DATA BLOCK |
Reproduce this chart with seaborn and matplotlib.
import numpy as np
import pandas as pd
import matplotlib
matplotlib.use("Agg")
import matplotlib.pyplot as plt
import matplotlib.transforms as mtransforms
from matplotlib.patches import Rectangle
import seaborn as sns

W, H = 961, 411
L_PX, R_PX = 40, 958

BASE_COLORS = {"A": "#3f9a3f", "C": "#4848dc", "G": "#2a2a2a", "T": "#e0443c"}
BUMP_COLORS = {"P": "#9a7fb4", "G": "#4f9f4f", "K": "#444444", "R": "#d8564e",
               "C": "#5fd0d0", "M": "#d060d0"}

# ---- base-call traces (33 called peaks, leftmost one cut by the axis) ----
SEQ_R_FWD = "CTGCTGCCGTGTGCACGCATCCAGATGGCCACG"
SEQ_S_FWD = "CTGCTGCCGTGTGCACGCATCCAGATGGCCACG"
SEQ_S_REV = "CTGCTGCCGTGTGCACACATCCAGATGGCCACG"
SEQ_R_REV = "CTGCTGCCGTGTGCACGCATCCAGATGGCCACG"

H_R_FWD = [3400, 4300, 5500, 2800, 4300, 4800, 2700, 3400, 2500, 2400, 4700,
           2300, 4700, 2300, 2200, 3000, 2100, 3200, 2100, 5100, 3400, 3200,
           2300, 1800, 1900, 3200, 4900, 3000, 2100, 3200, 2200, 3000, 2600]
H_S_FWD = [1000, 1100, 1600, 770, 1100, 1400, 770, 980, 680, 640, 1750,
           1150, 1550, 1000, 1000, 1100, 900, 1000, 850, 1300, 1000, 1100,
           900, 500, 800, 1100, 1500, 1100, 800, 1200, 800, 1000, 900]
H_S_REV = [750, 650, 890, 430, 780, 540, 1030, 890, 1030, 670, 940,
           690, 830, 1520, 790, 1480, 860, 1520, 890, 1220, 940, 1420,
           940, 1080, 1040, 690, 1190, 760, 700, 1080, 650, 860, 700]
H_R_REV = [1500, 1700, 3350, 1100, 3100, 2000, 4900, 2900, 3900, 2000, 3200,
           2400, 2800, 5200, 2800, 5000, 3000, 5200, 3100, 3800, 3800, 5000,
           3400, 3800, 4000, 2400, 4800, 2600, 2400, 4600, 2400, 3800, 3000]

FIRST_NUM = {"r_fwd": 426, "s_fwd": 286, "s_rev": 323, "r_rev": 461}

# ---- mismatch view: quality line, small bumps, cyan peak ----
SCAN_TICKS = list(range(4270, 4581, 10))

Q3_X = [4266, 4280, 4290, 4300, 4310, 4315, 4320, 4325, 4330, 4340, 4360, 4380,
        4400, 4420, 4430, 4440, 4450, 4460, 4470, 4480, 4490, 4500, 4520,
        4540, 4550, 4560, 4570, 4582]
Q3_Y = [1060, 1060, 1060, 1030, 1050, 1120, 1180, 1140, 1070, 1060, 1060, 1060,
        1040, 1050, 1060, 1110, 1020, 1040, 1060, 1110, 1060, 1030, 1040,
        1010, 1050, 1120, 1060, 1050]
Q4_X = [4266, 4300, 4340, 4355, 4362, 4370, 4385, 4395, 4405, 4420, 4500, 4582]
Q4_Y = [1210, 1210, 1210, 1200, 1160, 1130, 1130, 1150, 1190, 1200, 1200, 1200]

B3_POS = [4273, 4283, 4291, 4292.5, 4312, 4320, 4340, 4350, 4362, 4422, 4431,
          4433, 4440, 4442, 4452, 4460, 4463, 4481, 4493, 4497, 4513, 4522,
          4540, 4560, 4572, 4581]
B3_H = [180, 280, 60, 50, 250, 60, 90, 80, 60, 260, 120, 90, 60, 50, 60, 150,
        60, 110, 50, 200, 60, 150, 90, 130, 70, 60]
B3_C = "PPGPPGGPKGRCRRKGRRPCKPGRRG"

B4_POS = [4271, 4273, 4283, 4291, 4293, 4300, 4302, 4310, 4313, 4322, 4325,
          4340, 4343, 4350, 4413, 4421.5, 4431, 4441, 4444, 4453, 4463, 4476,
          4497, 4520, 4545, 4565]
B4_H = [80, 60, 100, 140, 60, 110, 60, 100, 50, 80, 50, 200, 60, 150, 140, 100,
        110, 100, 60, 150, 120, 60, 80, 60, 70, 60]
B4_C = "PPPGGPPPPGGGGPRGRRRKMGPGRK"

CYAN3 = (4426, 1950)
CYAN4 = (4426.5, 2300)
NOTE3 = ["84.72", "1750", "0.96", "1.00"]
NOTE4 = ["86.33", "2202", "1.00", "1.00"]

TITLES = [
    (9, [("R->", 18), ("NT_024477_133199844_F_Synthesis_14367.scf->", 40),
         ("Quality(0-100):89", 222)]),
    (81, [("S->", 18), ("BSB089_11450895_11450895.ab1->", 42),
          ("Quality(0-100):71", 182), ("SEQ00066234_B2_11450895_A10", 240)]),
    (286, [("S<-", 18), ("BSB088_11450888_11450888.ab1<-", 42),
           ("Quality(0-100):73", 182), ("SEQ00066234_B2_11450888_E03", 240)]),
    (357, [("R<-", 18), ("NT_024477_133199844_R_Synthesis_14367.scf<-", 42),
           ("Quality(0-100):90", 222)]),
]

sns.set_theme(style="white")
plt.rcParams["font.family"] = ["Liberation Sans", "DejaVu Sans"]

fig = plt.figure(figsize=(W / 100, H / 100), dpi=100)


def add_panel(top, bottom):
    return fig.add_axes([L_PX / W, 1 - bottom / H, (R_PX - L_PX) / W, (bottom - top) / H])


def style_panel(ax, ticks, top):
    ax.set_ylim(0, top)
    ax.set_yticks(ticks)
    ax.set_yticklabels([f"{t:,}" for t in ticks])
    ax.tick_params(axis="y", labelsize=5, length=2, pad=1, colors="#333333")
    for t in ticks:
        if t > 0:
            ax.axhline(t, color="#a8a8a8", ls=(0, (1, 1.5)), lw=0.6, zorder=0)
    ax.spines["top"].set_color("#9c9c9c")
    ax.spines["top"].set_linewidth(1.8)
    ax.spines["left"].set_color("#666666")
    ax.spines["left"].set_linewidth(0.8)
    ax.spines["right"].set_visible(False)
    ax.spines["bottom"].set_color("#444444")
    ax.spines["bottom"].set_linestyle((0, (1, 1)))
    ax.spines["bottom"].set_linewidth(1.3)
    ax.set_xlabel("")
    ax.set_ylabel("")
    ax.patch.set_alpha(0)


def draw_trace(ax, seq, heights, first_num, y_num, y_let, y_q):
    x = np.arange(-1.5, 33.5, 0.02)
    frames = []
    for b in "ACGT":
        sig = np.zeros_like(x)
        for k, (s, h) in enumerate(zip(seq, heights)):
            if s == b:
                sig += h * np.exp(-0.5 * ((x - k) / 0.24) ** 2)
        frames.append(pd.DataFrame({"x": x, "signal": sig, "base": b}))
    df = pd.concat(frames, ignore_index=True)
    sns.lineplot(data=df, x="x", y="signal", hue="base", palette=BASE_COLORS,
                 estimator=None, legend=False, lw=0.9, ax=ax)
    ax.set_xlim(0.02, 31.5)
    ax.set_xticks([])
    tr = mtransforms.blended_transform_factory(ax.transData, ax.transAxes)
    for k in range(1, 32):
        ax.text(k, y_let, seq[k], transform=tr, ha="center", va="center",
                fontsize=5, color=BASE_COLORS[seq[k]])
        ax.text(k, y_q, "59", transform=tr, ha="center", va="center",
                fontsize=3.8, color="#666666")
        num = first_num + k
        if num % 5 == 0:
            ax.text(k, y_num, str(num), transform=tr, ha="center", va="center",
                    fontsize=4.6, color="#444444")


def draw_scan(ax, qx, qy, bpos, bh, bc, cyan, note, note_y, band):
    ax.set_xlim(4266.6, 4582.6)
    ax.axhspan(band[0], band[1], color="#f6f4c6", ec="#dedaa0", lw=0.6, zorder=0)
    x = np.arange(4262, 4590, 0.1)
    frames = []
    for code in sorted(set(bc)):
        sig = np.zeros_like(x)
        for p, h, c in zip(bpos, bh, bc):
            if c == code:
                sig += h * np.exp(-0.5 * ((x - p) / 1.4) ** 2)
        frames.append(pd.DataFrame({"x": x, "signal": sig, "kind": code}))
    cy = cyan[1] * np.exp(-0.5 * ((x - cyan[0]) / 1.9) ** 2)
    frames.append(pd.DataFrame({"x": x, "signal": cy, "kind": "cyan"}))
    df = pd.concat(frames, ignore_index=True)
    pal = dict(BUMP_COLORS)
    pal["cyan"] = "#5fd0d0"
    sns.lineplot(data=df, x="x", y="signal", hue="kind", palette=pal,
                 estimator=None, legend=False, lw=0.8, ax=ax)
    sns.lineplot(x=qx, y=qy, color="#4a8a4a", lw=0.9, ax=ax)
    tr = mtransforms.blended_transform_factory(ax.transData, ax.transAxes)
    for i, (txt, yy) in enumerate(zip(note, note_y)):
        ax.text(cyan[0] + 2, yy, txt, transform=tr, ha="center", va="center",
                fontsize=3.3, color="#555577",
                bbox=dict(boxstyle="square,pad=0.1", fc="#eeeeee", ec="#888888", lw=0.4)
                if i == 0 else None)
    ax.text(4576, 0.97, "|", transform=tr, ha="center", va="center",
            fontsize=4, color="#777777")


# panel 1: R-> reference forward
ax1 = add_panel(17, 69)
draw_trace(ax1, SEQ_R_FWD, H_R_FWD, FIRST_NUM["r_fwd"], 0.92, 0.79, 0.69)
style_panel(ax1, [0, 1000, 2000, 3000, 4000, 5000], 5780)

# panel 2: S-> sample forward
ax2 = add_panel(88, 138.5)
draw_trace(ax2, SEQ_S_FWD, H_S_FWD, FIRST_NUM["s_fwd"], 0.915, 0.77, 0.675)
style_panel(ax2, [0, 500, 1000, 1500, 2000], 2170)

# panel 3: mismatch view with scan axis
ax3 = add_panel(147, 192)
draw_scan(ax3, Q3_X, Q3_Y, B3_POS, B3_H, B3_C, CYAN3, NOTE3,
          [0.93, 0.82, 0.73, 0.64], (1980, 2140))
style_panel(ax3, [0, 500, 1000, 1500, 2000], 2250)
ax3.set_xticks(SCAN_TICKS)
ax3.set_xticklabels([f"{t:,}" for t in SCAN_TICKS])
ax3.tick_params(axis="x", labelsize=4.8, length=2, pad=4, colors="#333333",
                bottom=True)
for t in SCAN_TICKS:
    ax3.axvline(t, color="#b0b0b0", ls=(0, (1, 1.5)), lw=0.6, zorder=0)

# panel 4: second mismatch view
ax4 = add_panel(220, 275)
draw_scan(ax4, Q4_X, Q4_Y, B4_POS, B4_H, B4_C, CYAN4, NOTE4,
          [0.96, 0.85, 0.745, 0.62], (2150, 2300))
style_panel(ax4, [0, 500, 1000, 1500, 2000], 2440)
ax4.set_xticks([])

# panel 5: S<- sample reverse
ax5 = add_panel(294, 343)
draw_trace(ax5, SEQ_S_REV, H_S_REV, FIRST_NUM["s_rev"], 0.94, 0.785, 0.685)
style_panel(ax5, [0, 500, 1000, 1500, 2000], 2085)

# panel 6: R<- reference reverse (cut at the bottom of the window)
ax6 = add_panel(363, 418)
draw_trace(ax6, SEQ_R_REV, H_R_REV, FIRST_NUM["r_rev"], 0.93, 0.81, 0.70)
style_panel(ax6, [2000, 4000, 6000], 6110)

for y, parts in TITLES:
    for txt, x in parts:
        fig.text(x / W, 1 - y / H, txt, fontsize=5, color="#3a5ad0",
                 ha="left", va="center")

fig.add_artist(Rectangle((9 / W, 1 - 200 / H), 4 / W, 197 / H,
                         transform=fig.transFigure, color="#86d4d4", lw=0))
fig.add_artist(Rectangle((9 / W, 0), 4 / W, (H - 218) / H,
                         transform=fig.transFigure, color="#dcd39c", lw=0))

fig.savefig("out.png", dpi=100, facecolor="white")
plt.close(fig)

SET PROBLEM |
Give solely the number of lines in the data that contain the string "matplotlib".

ANSWER TO THE PROBLEM |
6